<<<<

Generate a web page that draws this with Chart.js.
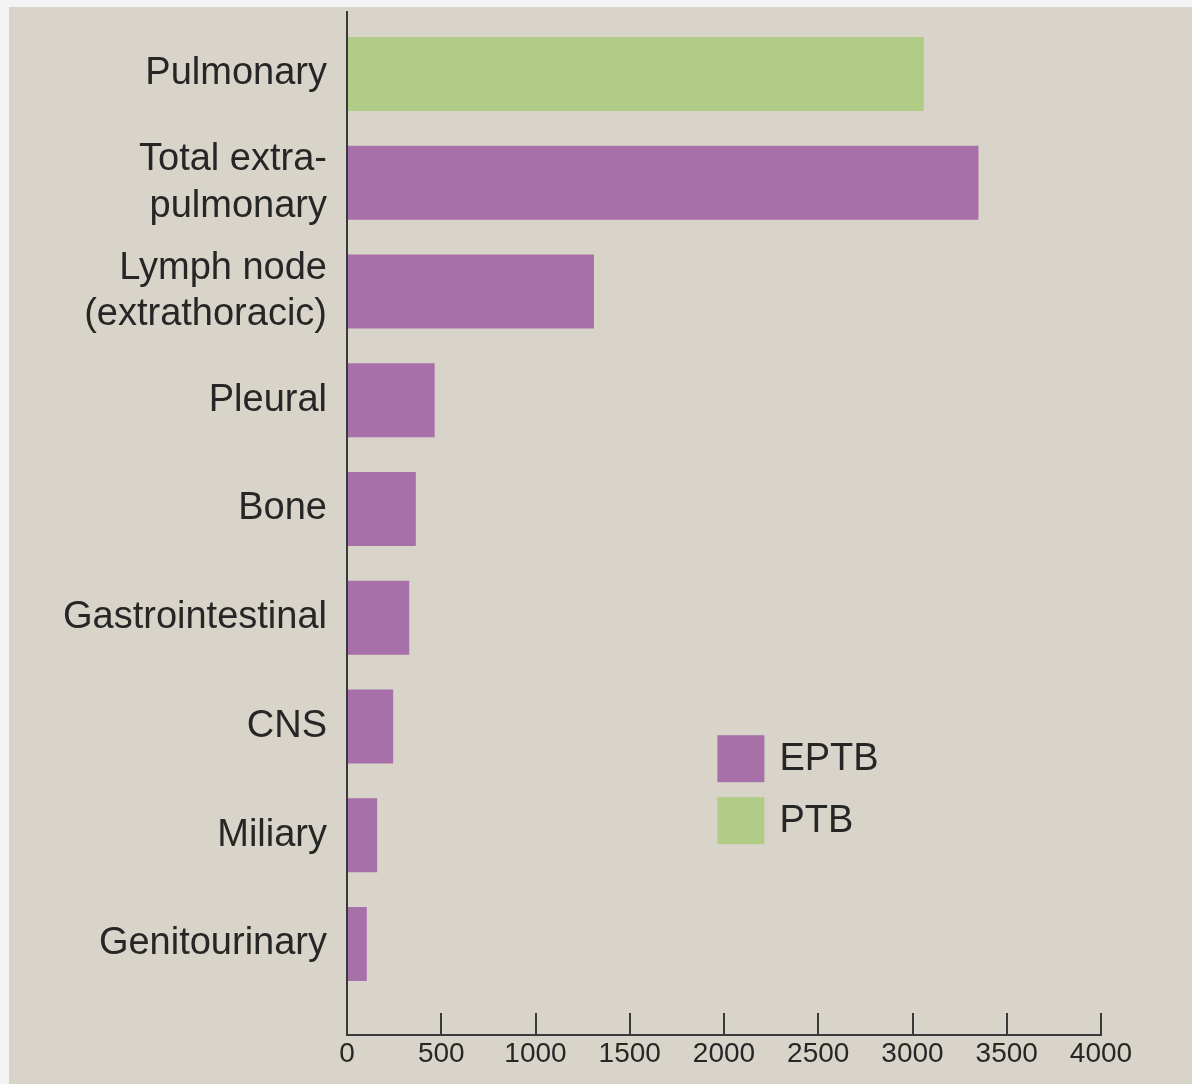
<!DOCTYPE html>
<html>
<head>
<meta charset="utf-8">
<script src="https://cdn.jsdelivr.net/npm/chart.js@4.4.1/dist/chart.umd.min.js"></script>
<style>
  html, body { margin: 0; padding: 0; background: #f3f3f3; width: 1192px; height: 1084px; overflow: hidden; }
  #panel { position: absolute; left: 9px; top: 7px; width: 1183px; height: 1077px; background: #d8d4c9; }
  #panel canvas { display: block; }
</style>
</head>
<body>
<div id="panel"><canvas id="c" width="1183" height="1077"></canvas></div>
<script>
// ---- data ----
const categories = [
  ["Pulmonary"],
  ["Total extra-", "pulmonary"],
  ["Lymph node", "(extrathoracic)"],
  ["Pleural"],
  ["Bone"],
  ["Gastrointestinal"],
  ["CNS"],
  ["Miliary"],
  ["Genitourinary"]
];
const seriesNames = ["EPTB", "PTB"];
const eptbValues = [null, 3350, 1310, 465, 365, 330, 245, 160, 105];
const ptbValues  = [3060, null, null, null, null, null, null, null, null];
const xTickValues = [0, 500, 1000, 1500, 2000, 2500, 3000, 3500, 4000];

const purple = '#a870a9';
const green = '#b0cc86';
const textColor = '#262626';
const axisColor = '#3a3a3a';

function toPoints(vals) {
  const pts = [];
  vals.forEach((v, i) => { if (v !== null) pts.push({ x: v, y: i }); });
  return pts;
}

const legendPlugin = {
  id: 'insideLegend',
  afterDraw(chart) {
    const ctx = chart.ctx;
    const xs = chart.scales.x, ys = chart.scales.y;
    const left = xs.getPixelForValue(1965);
    const top = ys.getPixelForValue(6.08);
    const box = 47, rowGap = 62;
    ctx.save();
    ctx.font = '38px "Liberation Sans", Arial, sans-serif';
    ctx.textBaseline = 'middle';
    ctx.textAlign = 'left';
    chart.data.datasets.forEach((ds, i) => {
      const y = top + i * rowGap;
      ctx.fillStyle = ds.backgroundColor;
      ctx.fillRect(left, y, box, box);
      ctx.fillStyle = textColor;
      ctx.fillText(ds.label, left + box + 15, y + box / 2 + 1);
    });
    ctx.restore();
  }
};

function noPad(s) { s.paddingTop = 0; s.paddingBottom = 0; s.paddingLeft = 0; s.paddingRight = 0; }

new Chart(document.getElementById('c'), {
  type: 'bar',
  data: {
    datasets: [
      { label: seriesNames[0], data: toPoints(eptbValues), backgroundColor: purple },
      { label: seriesNames[1], data: toPoints(ptbValues), backgroundColor: green }
    ]
  },
  options: {
    indexAxis: 'y',
    responsive: false,
    animation: false,
    grouped: false,
    barPercentage: 0.68,
    categoryPercentage: 1.0,
    layout: { padding: { top: 5, right: 91, bottom: 0, left: 0 } },
    plugins: { legend: { display: false }, tooltip: { enabled: false } },
    scales: {
      x: {
        type: 'linear',
        position: 'bottom',
        min: 0,
        max: 4000,
        afterBuildTicks: (s) => { s.ticks = xTickValues.map(v => ({ value: v })); },
        afterFit: (s) => { s.height = 49; noPad(s); },
        grid: { display: true, drawOnChartArea: false, drawTicks: true, tickLength: -22, color: axisColor, lineWidth: 2 },
        border: { display: true, color: axisColor, width: 2 },
        ticks: {
          color: textColor,
          padding: 24,
          maxRotation: 0,
          callback: (v) => String(v),
          font: { family: '"Liberation Sans", Arial, sans-serif', size: 28 }
        }
      },
      y: {
        type: 'linear',
        position: 'left',
        reverse: true,
        offset: false,
        min: -0.57,
        max: 8.837,
        afterBuildTicks: (s) => { s.ticks = categories.map((c, i) => ({ value: i })); },
        afterFit: (s) => { s.width = 338; noPad(s); },
        grid: { display: false, drawTicks: false, offset: false },
        border: { display: true, color: axisColor, width: 2 },
        ticks: {
          color: textColor,
          padding: 20,
          autoSkip: false,
          callback: (v) => categories[v],
          font: { family: '"Liberation Sans", Arial, sans-serif', size: 38, lineHeight: 1.23 }
        }
      }
    }
  },
  plugins: [legendPlugin]
});
</script>
</body>
</html>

>>>>

**EXERCISE INSTRUCTIONS**. Quote, exactly and only, the lines from the first line of the data above through the line containing "const axisColor = '#3a3a3a';". The pictures do not belong in it.

**ANSWER TO THIS PROBLEM**.
Generate a web page that draws this with Chart.js.
<!DOCTYPE html>
<html>
<head>
<meta charset="utf-8">
<script src="https://cdn.jsdelivr.net/npm/chart.js@4.4.1/dist/chart.umd.min.js"></script>
<style>
  html, body { margin: 0; padding: 0; background: #f3f3f3; width: 1192px; height: 1084px; overflow: hidden; }
  #panel { position: absolute; left: 9px; top: 7px; width: 1183px; height: 1077px; background: #d8d4c9; }
  #panel canvas { display: block; }
</style>
</head>
<body>
<div id="panel"><canvas id="c" width="1183" height="1077"></canvas></div>
<script>
// ---- data ----
const categories = [
  ["Pulmonary"],
  ["Total extra-", "pulmonary"],
  ["Lymph node", "(extrathoracic)"],
  ["Pleural"],
  ["Bone"],
  ["Gastrointestinal"],
  ["CNS"],
  ["Miliary"],
  ["Genitourinary"]
];
const seriesNames = ["EPTB", "PTB"];
const eptbValues = [null, 3350, 1310, 465, 365, 330, 245, 160, 105];
const ptbValues  = [3060, null, null, null, null, null, null, null, null];
const xTickValues = [0, 500, 1000, 1500, 2000, 2500, 3000, 3500, 4000];

const purple = '#a870a9';
const green = '#b0cc86';
const textColor = '#262626';
const axisColor = '#3a3a3a';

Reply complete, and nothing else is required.